Well, for ace seats to Dirty Rotten Scoundrels we had to pay man off. And I'm glad we did. Not only are my limbs intact, but I can't think of a more entertaining way to spend an evening. Dirty Rotten Scoundrels deserves a separate review, and it will get it, but let me summarize that it is a raucous, guffaw-laden, high-energy affair that contains some truly great songs and brilliant performances. Spamalot won the Tony this year, but it's hard for me to imagine it was more fun than Dirty Rotten Scoundrels. I'd verify that in person if the price for Spamalot tickets would dip below the cost of a small SUV.

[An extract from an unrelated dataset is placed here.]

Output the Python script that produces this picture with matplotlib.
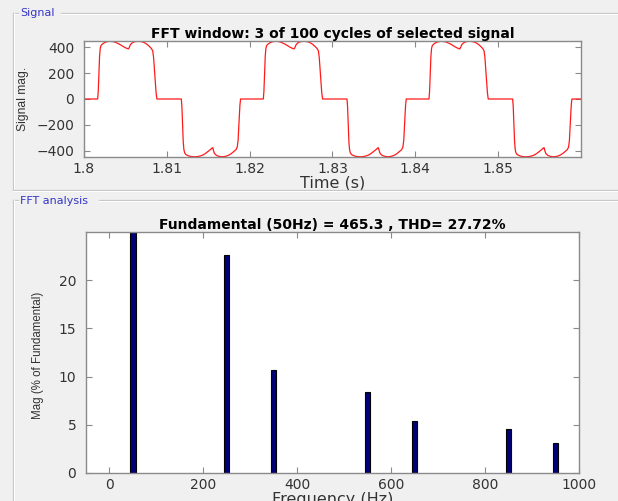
import matplotlib
matplotlib.use("Agg")
import matplotlib.pyplot as plt
from matplotlib.lines import Line2D
import numpy as np

# ---------------- data ----------------
cycle_starts = [1.80, 1.82, 1.84]          # s, start of each of the 3 cycles
shape_t_ms = [0.0, 1.65, 1.72, 1.80, 1.88, 1.96, 2.05, 2.2, 2.4, 2.7, 3.0, 3.3, 3.6, 3.9,
              4.2, 4.5, 4.8, 5.1, 5.35, 5.45, 5.6, 5.8, 6.1, 6.4, 6.7, 7.0, 7.3, 7.6,
              7.9, 8.15, 8.3, 8.4, 8.55, 8.7, 8.8,
              11.75, 11.82, 11.90, 11.98, 12.06, 12.15, 12.3, 12.6, 12.9, 13.2, 13.5,
              13.8, 14.1, 14.4, 14.7, 15.0, 15.25, 15.45, 15.55, 15.62, 15.75, 16.0,
              16.3, 16.6, 16.9, 17.2, 17.5, 17.8, 18.1, 18.35, 18.5, 18.6, 18.72,
              18.82, 18.9, 20.0]
shape_v = [0, 0, 60, 200, 330, 390, 412, 422, 432, 440, 444, 444, 441, 434,
           425, 414, 402, 392, 386, 395, 418, 432, 441, 444, 444, 441, 434, 422,
           405, 388, 370, 320, 180, 50, 0,
           0, -60, -200, -330, -390, -415, -428, -438, -443, -445, -445,
           -443, -438, -430, -418, -403, -390, -378, -376, -395, -420, -435,
           -442, -445, -444, -440, -432, -420, -404, -390, -370, -320, -180,
           -50, 0, 0]

harm_freq = [50, 250, 350, 550, 650, 850, 950]            # Hz
harm_mag = [100.0, 22.6, 10.7, 8.4, 5.4, 4.6, 3.1]         # % of fundamental

top_title = "FFT window: 3 of 100 cycles of selected signal"
bot_title = "Fundamental (50Hz) = 465.3 , THD= 27.72%"

# ---------------- figure ----------------
W, H = 618, 501
fig = plt.figure(figsize=(W / 100, H / 100), dpi=100, facecolor="#f0f0f0")

def fx(px):
    return px / W

def fy(py):
    return 1 - py / H

def hline(x0, x1, y, c="#c8c8c8"):
    fig.add_artist(Line2D([fx(x0), fx(x1)], [fy(y), fy(y)], color=c, lw=0.9,
                          transform=fig.transFigure))
    fig.add_artist(Line2D([fx(x0), fx(x1)], [fy(y + 1), fy(y + 1)], color="white", lw=0.7,
                          transform=fig.transFigure))

def vline(x, y0, y1, c="#c8c8c8"):
    fig.add_artist(Line2D([fx(x), fx(x)], [fy(y0), fy(y1)], color=c, lw=0.9,
                          transform=fig.transFigure))
    fig.add_artist(Line2D([fx(x + 1), fx(x + 1)], [fy(y0), fy(y1)], color="white", lw=0.7,
                          transform=fig.transFigure))

# panel frames
hline(13, 18, 13); hline(61, W, 13); vline(13, 13, 190); hline(13, W, 190)
hline(13, 18, 200); hline(99, W, 200); vline(13, 200, H)
fig.text(fx(20), fy(13), "Signal", color="#3535c8", fontsize=8,
         family="DejaVu Sans", va="center", ha="left")
fig.text(fx(20), fy(201), "FFT analysis", color="#3535c8", fontsize=8,
         family="DejaVu Sans", va="center", ha="left")

axcol = "#8a8a8a"
txtcol = "#333333"

def style(ax):
    for s in ax.spines.values():
        s.set_color(axcol)
        s.set_linewidth(1.0)
    ax.tick_params(direction="in", length=4, width=0.8, color=axcol,
                   top=True, right=True, labelcolor=txtcol, labelsize=10)
    ax.tick_params(axis="x", pad=3.5)
    ax.tick_params(axis="y", pad=7)
    for lab in ax.get_xticklabels() + ax.get_yticklabels():
        lab.set_family("DejaVu Sans")

# ---------- top axes ----------
ax1 = fig.add_axes([fx(84), fy(157), (581 - 84) / W, (157 - 41) / H])
t_all, v_all = [], []
for c0 in cycle_starts:
    t_all += [c0 + tm / 1000.0 for tm in shape_t_ms]
    v_all += shape_v
ax1.plot(t_all, v_all, color="#ff1a1a", lw=0.9)
ax1.set_xlim(1.80, 1.86)
ax1.set_ylim(-447, 447)
ax1.set_xticks([1.80, 1.81, 1.82, 1.83, 1.84, 1.85])
ax1.set_xticklabels(["1.8", "1.81", "1.82", "1.83", "1.84", "1.85"])
ax1.set_yticks([-400, -200, 0, 200, 400])
style(ax1)
ax1.set_title(top_title, fontsize=10, fontweight="bold", family="DejaVu Sans",
              color="black", pad=2)
ax1.set_xlabel("Time (s)", fontsize=11.5, family="DejaVu Sans", color=txtcol)
ax1.xaxis.set_label_coords(0.5, (157 - 175) / 116)
ax1.set_ylabel("Signal mag.", fontsize=8.7, family="Liberation Sans", color=txtcol)
ax1.yaxis.set_label_coords((29 - 84) / 497, 0.5)

# ---------- bottom axes ----------
ax2 = fig.add_axes([fx(86), fy(473), (579 - 86) / W, (473 - 232) / H])
ax2.bar(harm_freq, harm_mag, width=11, color="#00007a", edgecolor="black", linewidth=0.8)
ax2.set_xlim(-50, 1000)
ax2.set_ylim(0, 25)
ax2.set_xticks([0, 200, 400, 600, 800, 1000])
ax2.set_yticks([0, 5, 10, 15, 20])
style(ax2)
ax2.set_title(bot_title, fontsize=10, fontweight="bold", family="DejaVu Sans",
              color="black", pad=2)
ax2.set_xlabel("Frequency (Hz)", fontsize=11.5, family="DejaVu Sans", color=txtcol)
ax2.xaxis.set_label_coords(0.5, (473 - 492) / 241)
ax2.set_ylabel("Mag (% of Fundamental)", fontsize=8.3, family="Liberation Sans",
               color=txtcol)
ax2.yaxis.set_label_coords((44 - 86) / 493, 0.49)

fig.savefig("out.png", dpi=100, facecolor=fig.get_facecolor())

One last meal, this time at Bistro Du Vent, the latest restaurant from Mario Batali, who you might recognize if you watch the Food Channel. Pretty solid French-ish fare, no complaints really, other than I expected a bit more from a renown celebrity chef. But like I said, there are great restaurants on every corner in NYC. [update - Bistro Du Vent closed after 15 months. Supposedly it had something to do with employees being very naughty after hours. - dam]

The next day brought an unexpectedly crowded drive back to the DC area (Baltimore specifically) from hence I'd fly back home. I think I'm finally getting a grip on how to stay on top of the Big Apple. Great show. Didn't wear through the soles of my shoes trying to get around. Maybe I got lucky this time. Or maybe I'm starting to figure out how we do it in New York.